▸ Information shown:
-- -- --

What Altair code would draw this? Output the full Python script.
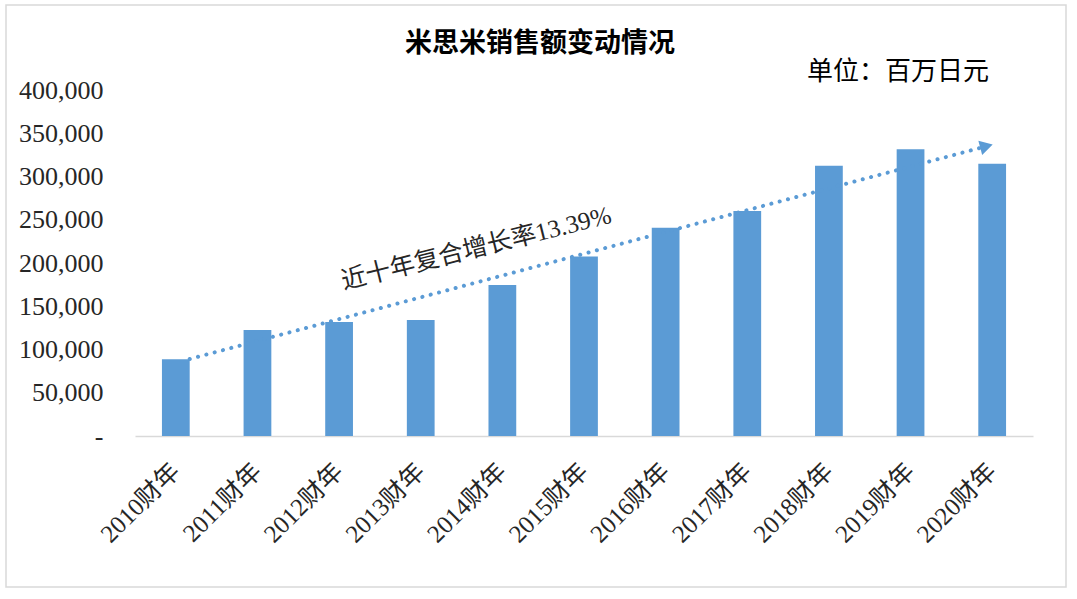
import altair as alt
import pandas as pd

# ---- data ----
years = ["2010财年", "2011财年", "2012财年", "2013财年", "2014财年", "2015财年",
         "2016财年", "2017财年", "2018财年", "2019财年", "2020财年"]
sales = [88700, 122500, 131800, 134100, 174600, 207500, 240800, 260100, 312500, 331400, 314800]

# trend arrow (category index position, value)
trend_idx = [0.17, 9.93]
trend_val = [89000, 335000]
trend_label = "近十年复合增长率13.39%"
label_idx = [3.68]
label_val = [217000]

title_text = "米思米销售额变动情况"
unit_text = "单位：百万日元"

BLUE = "#5b9bd5"
SERIF = "Liberation Serif, Noto Sans CJK SC"
SANS = "Noto Sans CJK SC"

W, H = 898, 346
yscale = alt.Scale(domain=[0, 400000], nice=False)

bars_df = pd.DataFrame({"year": years, "sales": sales})
trend_df = pd.DataFrame({"idx": trend_idx, "val": trend_val})
arrow_df = trend_df.tail(1)
label_df = pd.DataFrame({"idx": label_idx, "val": label_val, "t": [trend_label]})

bars = alt.Chart(bars_df).mark_bar(color=BLUE).encode(
    x=alt.X("year:N", sort=years, title=None,
            scale=alt.Scale(paddingInner=0.66, paddingOuter=0.33),
            axis=alt.Axis(labelAngle=-45, labelAlign="right", labelBaseline="middle",
                          labelFont=SERIF, labelFontSize=25, labelColor="#262626",
                          labelPadding=31, ticks=False, tickSize=0,
                          domainColor="#d9d9d9", domainWidth=1.5)),
    y=alt.Y("sales:Q", scale=yscale, title=None,
            axis=alt.Axis(values=[0, 50000, 100000, 150000, 200000, 250000, 300000, 350000, 400000],
                          labelExpr="datum.value == 0 ? '-\u00a0\u00a0' : format(datum.value, ',')",
                          labelFont=SERIF, labelFontSize=26, labelColor="#262626",
                          labelPadding=32, ticks=False, tickSize=0, domain=False, grid=False)),
)

xq = alt.Scale(domain=[-0.5, 10.5], nice=False, zero=False)

trend = alt.Chart(trend_df).mark_line(
    color=BLUE, strokeWidth=4, strokeDash=[0.1, 8.5], strokeCap="round"
).encode(
    x=alt.X("idx:Q", scale=xq, axis=None),
    y=alt.Y("val:Q", scale=yscale),
)

arrow = alt.Chart(arrow_df).mark_point(
    shape="triangle-right", filled=True, color=BLUE, opacity=1, size=220, angle=345
).encode(
    x=alt.X("idx:Q", scale=xq, axis=None),
    y=alt.Y("val:Q", scale=yscale),
)

label = alt.Chart(label_df).mark_text(
    font=SERIF, fontSize=25, color="#262626", angle=346, align="center", baseline="middle"
).encode(
    x=alt.X("idx:Q", scale=xq, axis=None),
    y=alt.Y("val:Q", scale=yscale),
    text="t:N",
)

title = alt.Chart(pd.DataFrame({"t": [title_text]})).mark_text(
    font=SANS, fontSize=27, fontWeight="bold", color="#000000", align="center", baseline="middle"
).encode(x=alt.value(405), y=alt.value(-46), text="t:N")

unit = alt.Chart(pd.DataFrame({"t": [unit_text]})).mark_text(
    font=SANS, fontSize=26, color="#000000", align="left", baseline="middle"
).encode(x=alt.value(672), y=alt.value(-18), text="t:N")

frame = alt.Chart(pd.DataFrame({"t": [0]})).mark_rect(
    fill=None, stroke="#d9d9d9", strokeWidth=1.5
).encode(x=alt.value(-129), x2=alt.value(931), y=alt.value(-85), y2=alt.value(497))

chart = alt.layer(frame, bars, trend, arrow, label, title, unit).resolve_scale(
    x="independent"
).properties(
    width=W, height=H,
    autosize=alt.AutoSizeParams(type="none"),
    padding={"left": 135, "top": 90, "right": 44, "bottom": 163},
    background="white",
).configure_view(stroke=None)

chart.save("out.html", embed_options={"renderer": "svg", "actions": False})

-- -- --

▸ Goal: From the first line above to the line containing "xq = alt.Scale(domain=[-0.5, 10.5], nice=False, zero=False)", repeat each line exactly. Pictures stay out.

▸ The completed task:
What Altair code would draw this? Output the full Python script.
import altair as alt
import pandas as pd

# ---- data ----
years = ["2010财年", "2011财年", "2012财年", "2013财年", "2014财年", "2015财年",
         "2016财年", "2017财年", "2018财年", "2019财年", "2020财年"]
sales = [88700, 122500, 131800, 134100, 174600, 207500, 240800, 260100, 312500, 331400, 314800]

# trend arrow (category index position, value)
trend_idx = [0.17, 9.93]
trend_val = [89000, 335000]
trend_label = "近十年复合增长率13.39%"
label_idx = [3.68]
label_val = [217000]

title_text = "米思米销售额变动情况"
unit_text = "单位：百万日元"

BLUE = "#5b9bd5"
SERIF = "Liberation Serif, Noto Sans CJK SC"
SANS = "Noto Sans CJK SC"

W, H = 898, 346
yscale = alt.Scale(domain=[0, 400000], nice=False)

bars_df = pd.DataFrame({"year": years, "sales": sales})
trend_df = pd.DataFrame({"idx": trend_idx, "val": trend_val})
arrow_df = trend_df.tail(1)
label_df = pd.DataFrame({"idx": label_idx, "val": label_val, "t": [trend_label]})

bars = alt.Chart(bars_df).mark_bar(color=BLUE).encode(
    x=alt.X("year:N", sort=years, title=None,
            scale=alt.Scale(paddingInner=0.66, paddingOuter=0.33),
            axis=alt.Axis(labelAngle=-45, labelAlign="right", labelBaseline="middle",
                          labelFont=SERIF, labelFontSize=25, labelColor="#262626",
                          labelPadding=31, ticks=False, tickSize=0,
                          domainColor="#d9d9d9", domainWidth=1.5)),
    y=alt.Y("sales:Q", scale=yscale, title=None,
            axis=alt.Axis(values=[0, 50000, 100000, 150000, 200000, 250000, 300000, 350000, 400000],
                          labelExpr="datum.value == 0 ? '-\u00a0\u00a0' : format(datum.value, ',')",
                          labelFont=SERIF, labelFontSize=26, labelColor="#262626",
                          labelPadding=32, ticks=False, tickSize=0, domain=False, grid=False)),
)

xq = alt.Scale(domain=[-0.5, 10.5], nice=False, zero=False)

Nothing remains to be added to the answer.